Young birds have paler blue feet than adults and females have the most concentrated hue. The feet are important in the mating rituals. Males look for females with bright feet because they indicate youth. good health, and fertility. Females favour younger males, who have brighter feet. As birds age, so the colour of their feet fades.

The mating dance involves both sexes, the male displaying his feet with an exaggerated gait of wider and higher step, while male and female lift their beaks skywards and spread their wings.

After the clutch of two or three eggs is laid on bare ground, both parents take turns to incubate the eggs, using their feet to keep them warm.
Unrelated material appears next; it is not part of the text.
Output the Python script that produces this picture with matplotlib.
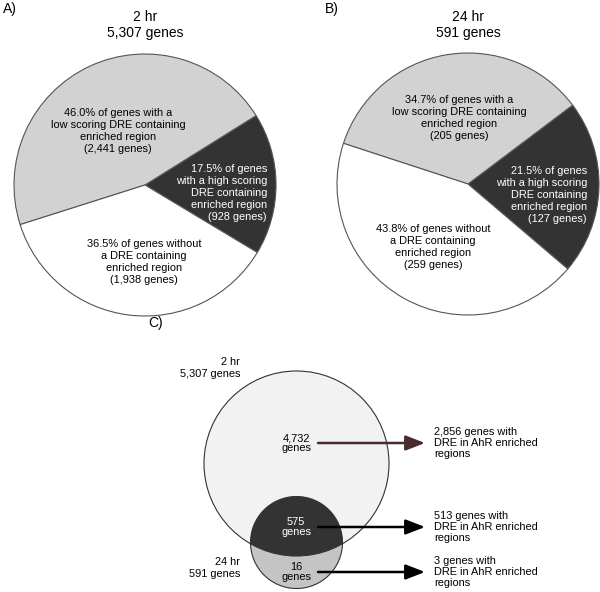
import matplotlib
matplotlib.use("Agg")
import matplotlib.pyplot as plt
from matplotlib.patches import Circle

plt.rcParams["font.family"] = ["Liberation Sans", "DejaVu Sans"]

# pie data: high scoring DRE, low scoring DRE, no DRE
pie_a_pct = [17.5, 46.0, 36.5]
pie_a_genes = ["928", "2,441", "1,938"]
pie_b_pct = [21.5, 34.7, 43.8]
pie_b_genes = ["127", "205", "259"]
pie_titles = ["2 hr\n5,307 genes", "24 hr\n591 genes"]
pie_colors = ["#333333", "#d2d2d2", "#ffffff"]

# venn data
venn_only_2hr = "4,732"
venn_both = "575"
venn_only_24hr = "16"
venn_dre = ["2,856", "513", "3"]
venn_sets = ["2 hr\n5,307 genes", "24 hr\n591 genes"]

H = 592


def Y(y):
    # pixel row -> data y (y axis goes up)
    return H - y


fig = plt.figure(figsize=(6, 5.92), dpi=100)
ax = fig.add_axes([0, 0, 1, 1])

fs = 7.9
edge = "#555555"

# ---- pies ----
pies = [
    (pie_a_pct, pie_a_genes, (145, 185), -31.0, pie_titles[0], "A)", 3),
    (pie_b_pct, pie_b_genes, (468, 184), -40.4, pie_titles[1], "B)", 325),
]
for i, (pct, genes, (cx, cy), start, title, tag, tagx) in enumerate(pies):
    ax.pie(pct, colors=pie_colors, startangle=start, counterclock=True,
           center=(cx, Y(cy)), radius=131,
           wedgeprops=dict(edgecolor=edge, linewidth=0.8))
    ax.text(cx, Y(25), title, ha="center", va="center", fontsize=10,
            linespacing=1.15)
    ax.text(tagx, Y(9), tag, ha="left", va="center", fontsize=10)

    hi = "%.1f%% of genes\nwith a high scoring\nDRE containing\nenriched region\n(%s genes)" % (pct[0], genes[0])
    lo = "%.1f%% of genes with a\nlow scoring DRE containing\nenriched region\n(%s genes)" % (pct[1], genes[1])
    no = "%.1f%% of genes without\na DRE containing\nenriched region\n(%s genes)" % (pct[2], genes[2])
    if i == 0:
        ax.text(267, Y(193), hi, ha="right", va="center", fontsize=fs,
                color="white", linespacing=1.25)
        ax.text(118, Y(131), lo, ha="center", va="center", fontsize=fs,
                linespacing=1.25)
        ax.text(144, Y(262), no, ha="center", va="center", fontsize=fs,
                linespacing=1.25)
    else:
        ax.text(587, Y(195), hi, ha="right", va="center", fontsize=fs,
                color="white", linespacing=1.25)
        ax.text(459, Y(118), lo, ha="center", va="center", fontsize=fs,
                linespacing=1.25)
        ax.text(433, Y(247), no, ha="center", va="center", fontsize=fs,
                linespacing=1.25)

# ---- venn ----
big = Circle((296.5, Y(463.5)), 92.5, facecolor="#f2f2f2", edgecolor="none")
small = Circle((296.5, Y(542.5)), 46, facecolor="#c4c4c4", edgecolor="none")
ax.add_patch(big)
ax.add_patch(small)
inter = Circle((296.5, Y(542.5)), 46, facecolor="#333333", edgecolor="none")
ax.add_patch(inter)
inter.set_clip_path(big)
ax.add_patch(Circle((296.5, Y(463.5)), 92.5, facecolor="none",
                    edgecolor="#333333", linewidth=0.8))
ax.add_patch(Circle((296.5, Y(542.5)), 46, facecolor="none",
                    edgecolor="#333333", linewidth=0.8))

ax.text(148, Y(323), "C)", ha="left", va="center", fontsize=10)
ax.text(240, Y(368), venn_sets[0], ha="right", va="center", fontsize=fs,
        linespacing=1.15)
ax.text(240, Y(568), venn_sets[1], ha="right", va="center", fontsize=fs,
        linespacing=1.15)

centers = [(venn_only_2hr, 443, "black"), (venn_both, 527, "white"),
           (venn_only_24hr, 572, "black")]
arrow_cols = ["#4a2c2c", "black", "black"]
for (n, yy, c), dre, acol in zip(centers, venn_dre, arrow_cols):
    ax.text(296, Y(yy), n + "\ngenes", ha="center", va="center",
            fontsize=fs, color=c, linespacing=0.95)
    ax.annotate("", xy=(425, Y(yy)), xytext=(318, Y(yy)),
                arrowprops=dict(arrowstyle="-|>,head_length=0.9,head_width=0.35",
                                mutation_scale=13, lw=1.8, color=acol,
                                shrinkA=0, shrinkB=0))
    ax.text(434, Y(yy), dre + " genes with\nDRE in AhR enriched\nregions",
            ha="left", va="center", fontsize=fs, linespacing=1.15)

ax.set_xlim(0, 600)
ax.set_ylim(0, H)
ax.set_aspect("equal")
ax.axis("off")

fig.savefig("out.png", dpi=100)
There are three recognised collective nouns for boobies – a hatch, a trap, or a congress.

Image courtesy Wikimedia Commons

The International Union for Conservation of Nature (IUCN) lists the blue-footed booby as being of ‘least concern.’

Tuesday, 14 October 2025

Reminder

 

Reminder

                     Gilbert is glad he's not having a blood test this week!

We were congratulating ourselves on having a free diary this week, with no scheduled appointments, and then ‘ting’ a message appeared on Barry’s ‘phone. It was from Medivet, to remind us that Gilbert had a blood test scheduled for Tuesday afternoon at Parsons Green.

I checked my diary and Barry checked his – nothing! In any case, why Parsons Green? It is a residential area in Hammersmith and Fulham, thirty-nine miles from where we live. Two of the daughters live in London and have pets, but neither of them is anywhere near Parsons Green.

Sharyn was in Reception at our veterinary practice this morning and she was intrigued. She was able immediately to pinpoint when the appointment was made – about thirty seconds before the reminder dropped into Barry’s ‘phone! – and said she would contact the practice at Parsons Green. Would he like her to call him back? He thanked her and said that she was a busy person, and it wasn’t necessary. He was just concerned that there was a Gilbert ‘out there’ requiring a blood test, who might miss it.

We are curious, though, and would have loved clarification. Is Gilbert a dog, a hamster, a cockatoo, a snake? We’ll never know. We simply hope the message reached the right person eventually.

As ever, we were impressed by the efficiency of our veterinary practice. We know, from experience, that if it been a reminder from the NHS that we wanted to query or verify, we would have been passed from pillar to post. It would have taken most of the morning, speaking to oh-so-patient receptionists in various departments before someone somewhere would have been able to give us the answer.

So, we still have a clear week. Three cheers!